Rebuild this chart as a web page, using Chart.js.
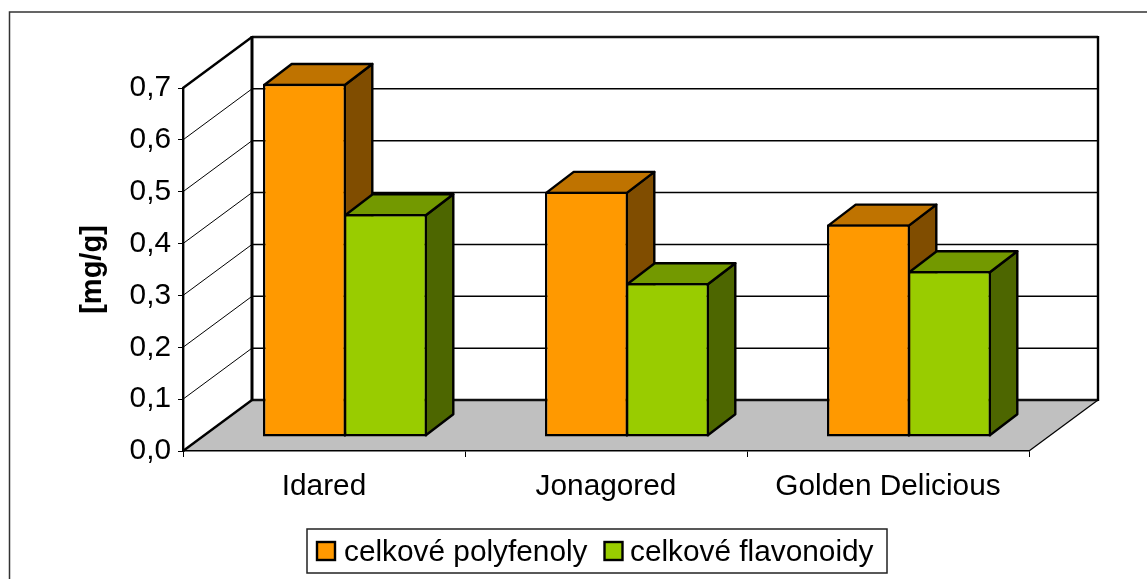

--

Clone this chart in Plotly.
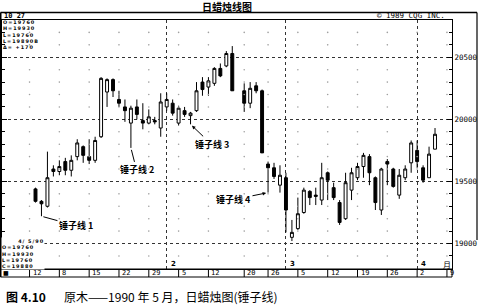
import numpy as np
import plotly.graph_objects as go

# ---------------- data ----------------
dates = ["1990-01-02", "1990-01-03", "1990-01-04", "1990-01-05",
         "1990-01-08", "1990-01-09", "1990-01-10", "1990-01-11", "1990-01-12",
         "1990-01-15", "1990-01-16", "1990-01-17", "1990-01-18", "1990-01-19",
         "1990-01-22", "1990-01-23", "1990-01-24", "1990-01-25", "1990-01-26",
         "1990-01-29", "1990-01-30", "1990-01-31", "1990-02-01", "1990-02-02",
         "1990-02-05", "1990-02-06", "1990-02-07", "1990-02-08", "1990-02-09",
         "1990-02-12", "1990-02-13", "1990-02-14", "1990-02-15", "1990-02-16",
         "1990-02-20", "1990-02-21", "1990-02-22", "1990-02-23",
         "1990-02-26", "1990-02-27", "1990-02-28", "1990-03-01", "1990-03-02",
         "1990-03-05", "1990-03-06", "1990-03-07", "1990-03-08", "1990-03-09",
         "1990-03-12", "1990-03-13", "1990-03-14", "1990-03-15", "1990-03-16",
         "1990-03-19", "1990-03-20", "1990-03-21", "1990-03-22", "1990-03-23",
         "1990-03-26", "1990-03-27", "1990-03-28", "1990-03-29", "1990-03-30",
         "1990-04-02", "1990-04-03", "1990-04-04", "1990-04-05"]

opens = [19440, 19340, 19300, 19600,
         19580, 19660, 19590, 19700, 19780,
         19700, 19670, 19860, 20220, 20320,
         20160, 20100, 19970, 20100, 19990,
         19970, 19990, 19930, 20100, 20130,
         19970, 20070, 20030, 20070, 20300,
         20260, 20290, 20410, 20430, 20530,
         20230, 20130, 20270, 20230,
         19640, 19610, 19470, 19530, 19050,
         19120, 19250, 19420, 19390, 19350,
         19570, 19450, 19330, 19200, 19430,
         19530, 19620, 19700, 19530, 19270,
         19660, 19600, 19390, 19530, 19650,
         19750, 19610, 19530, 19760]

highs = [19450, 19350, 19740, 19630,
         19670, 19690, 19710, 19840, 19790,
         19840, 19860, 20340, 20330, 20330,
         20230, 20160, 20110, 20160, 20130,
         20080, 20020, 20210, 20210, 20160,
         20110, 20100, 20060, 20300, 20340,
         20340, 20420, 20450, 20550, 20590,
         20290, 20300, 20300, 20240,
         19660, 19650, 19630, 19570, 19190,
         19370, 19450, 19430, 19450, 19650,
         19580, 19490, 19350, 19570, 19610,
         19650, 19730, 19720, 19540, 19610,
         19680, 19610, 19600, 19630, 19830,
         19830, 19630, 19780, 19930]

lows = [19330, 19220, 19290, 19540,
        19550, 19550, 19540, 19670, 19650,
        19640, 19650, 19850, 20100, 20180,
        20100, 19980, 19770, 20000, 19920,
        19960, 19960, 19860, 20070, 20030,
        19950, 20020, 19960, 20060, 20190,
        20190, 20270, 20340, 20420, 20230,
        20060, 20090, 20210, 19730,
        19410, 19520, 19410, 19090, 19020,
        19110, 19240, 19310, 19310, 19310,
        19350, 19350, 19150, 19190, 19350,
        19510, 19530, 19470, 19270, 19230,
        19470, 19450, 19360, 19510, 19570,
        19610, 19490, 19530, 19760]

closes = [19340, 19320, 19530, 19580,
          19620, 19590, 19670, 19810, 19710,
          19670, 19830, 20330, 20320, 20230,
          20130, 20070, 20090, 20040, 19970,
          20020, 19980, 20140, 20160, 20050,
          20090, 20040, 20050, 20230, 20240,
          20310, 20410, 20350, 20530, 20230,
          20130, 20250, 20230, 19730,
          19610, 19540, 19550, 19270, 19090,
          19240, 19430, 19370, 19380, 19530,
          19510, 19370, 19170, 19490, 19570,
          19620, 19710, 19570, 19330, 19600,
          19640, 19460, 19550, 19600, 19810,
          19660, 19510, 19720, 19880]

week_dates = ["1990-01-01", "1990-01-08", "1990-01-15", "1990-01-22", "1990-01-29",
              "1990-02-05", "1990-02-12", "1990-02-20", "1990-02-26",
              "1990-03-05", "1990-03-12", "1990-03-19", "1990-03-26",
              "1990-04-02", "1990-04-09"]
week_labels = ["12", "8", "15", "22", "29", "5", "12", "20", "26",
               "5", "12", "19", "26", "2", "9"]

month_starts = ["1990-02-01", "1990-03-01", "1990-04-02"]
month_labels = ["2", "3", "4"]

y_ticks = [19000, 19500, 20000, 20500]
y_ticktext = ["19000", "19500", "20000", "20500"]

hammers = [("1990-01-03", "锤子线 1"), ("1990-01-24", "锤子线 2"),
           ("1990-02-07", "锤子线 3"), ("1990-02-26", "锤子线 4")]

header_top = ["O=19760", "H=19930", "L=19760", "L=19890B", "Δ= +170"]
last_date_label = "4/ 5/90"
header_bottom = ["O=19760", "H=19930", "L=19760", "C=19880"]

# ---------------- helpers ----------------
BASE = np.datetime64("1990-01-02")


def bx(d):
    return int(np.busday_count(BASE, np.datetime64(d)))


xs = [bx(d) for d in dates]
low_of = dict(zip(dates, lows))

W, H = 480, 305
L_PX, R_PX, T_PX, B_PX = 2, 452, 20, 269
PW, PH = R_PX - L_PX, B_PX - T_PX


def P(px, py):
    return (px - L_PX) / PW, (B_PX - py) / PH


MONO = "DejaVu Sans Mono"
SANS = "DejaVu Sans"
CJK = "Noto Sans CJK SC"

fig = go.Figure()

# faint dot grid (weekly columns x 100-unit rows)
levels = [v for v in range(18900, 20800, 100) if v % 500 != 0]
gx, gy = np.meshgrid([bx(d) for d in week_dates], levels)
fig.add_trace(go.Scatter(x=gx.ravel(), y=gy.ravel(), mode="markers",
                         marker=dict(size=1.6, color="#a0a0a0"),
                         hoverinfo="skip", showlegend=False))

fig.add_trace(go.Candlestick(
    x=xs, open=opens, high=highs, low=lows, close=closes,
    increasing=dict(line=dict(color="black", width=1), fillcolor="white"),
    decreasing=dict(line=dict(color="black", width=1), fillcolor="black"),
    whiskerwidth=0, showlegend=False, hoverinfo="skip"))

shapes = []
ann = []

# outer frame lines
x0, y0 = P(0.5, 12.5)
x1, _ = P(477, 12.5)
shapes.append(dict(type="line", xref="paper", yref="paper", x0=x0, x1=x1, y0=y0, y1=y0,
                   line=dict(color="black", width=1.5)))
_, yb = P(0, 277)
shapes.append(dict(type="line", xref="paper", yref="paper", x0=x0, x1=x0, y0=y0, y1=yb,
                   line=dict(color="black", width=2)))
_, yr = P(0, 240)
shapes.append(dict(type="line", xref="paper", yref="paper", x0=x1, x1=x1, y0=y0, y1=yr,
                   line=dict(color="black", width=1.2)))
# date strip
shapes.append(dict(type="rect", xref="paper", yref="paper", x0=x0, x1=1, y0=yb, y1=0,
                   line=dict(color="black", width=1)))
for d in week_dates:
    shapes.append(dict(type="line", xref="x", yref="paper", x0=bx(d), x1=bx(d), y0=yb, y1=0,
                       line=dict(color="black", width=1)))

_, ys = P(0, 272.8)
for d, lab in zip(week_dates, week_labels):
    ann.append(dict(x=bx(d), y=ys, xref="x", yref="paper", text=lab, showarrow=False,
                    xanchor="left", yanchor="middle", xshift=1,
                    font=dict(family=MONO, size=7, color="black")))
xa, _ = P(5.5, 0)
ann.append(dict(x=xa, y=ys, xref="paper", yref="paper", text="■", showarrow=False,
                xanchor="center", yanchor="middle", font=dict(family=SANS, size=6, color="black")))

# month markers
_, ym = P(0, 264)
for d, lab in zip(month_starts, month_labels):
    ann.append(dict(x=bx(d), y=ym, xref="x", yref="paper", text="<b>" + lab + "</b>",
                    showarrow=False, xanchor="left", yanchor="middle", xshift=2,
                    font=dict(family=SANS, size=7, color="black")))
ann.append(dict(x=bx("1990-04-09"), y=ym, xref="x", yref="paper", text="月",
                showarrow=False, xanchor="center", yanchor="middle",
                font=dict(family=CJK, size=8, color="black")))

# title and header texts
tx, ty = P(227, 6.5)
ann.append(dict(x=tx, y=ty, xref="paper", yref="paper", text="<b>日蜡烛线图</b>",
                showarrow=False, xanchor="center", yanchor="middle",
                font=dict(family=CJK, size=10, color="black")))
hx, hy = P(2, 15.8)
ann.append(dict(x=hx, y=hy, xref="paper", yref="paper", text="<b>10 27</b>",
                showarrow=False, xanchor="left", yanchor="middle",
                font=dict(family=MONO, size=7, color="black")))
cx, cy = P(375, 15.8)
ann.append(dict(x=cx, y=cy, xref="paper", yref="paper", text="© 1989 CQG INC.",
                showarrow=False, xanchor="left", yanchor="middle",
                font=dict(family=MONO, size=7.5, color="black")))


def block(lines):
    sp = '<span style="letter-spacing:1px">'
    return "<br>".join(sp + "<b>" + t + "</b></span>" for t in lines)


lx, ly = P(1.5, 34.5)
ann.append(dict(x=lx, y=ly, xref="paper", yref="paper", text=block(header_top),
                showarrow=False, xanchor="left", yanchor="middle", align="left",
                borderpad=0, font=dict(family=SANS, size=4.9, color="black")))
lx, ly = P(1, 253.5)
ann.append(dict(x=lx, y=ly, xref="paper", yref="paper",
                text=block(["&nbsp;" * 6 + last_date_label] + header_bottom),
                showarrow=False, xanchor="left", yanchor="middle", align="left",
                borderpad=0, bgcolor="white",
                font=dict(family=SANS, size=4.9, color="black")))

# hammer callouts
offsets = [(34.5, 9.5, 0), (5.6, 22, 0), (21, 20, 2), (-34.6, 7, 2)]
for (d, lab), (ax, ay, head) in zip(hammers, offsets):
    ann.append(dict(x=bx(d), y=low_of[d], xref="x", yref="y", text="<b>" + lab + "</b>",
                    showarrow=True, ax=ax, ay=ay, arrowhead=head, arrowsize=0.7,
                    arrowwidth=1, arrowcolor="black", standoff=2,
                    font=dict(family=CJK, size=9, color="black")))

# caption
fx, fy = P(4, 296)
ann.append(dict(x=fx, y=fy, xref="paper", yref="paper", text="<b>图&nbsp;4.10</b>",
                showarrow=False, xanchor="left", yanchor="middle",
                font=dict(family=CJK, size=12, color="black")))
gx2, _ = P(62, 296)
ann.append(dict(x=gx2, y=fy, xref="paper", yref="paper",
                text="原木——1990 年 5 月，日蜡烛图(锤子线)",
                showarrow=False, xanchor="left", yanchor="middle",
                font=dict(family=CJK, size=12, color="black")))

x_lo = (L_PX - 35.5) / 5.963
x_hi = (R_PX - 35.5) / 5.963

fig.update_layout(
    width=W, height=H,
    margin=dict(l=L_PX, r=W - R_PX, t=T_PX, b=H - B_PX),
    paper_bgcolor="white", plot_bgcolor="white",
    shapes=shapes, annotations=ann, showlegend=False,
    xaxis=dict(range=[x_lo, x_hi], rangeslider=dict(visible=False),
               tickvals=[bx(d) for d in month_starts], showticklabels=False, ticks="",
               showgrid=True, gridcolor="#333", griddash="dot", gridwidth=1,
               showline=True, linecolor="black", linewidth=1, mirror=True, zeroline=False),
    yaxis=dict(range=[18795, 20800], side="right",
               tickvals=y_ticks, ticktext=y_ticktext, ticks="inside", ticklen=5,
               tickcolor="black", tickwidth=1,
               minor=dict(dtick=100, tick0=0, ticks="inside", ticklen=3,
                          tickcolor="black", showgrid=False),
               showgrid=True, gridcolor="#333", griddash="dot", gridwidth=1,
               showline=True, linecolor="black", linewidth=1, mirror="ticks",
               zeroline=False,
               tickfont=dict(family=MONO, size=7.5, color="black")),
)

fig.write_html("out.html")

◆ **Task details**:
Report how many lines of the records above contain the word "chart", giving only the number.

◆ **Full solution**:
2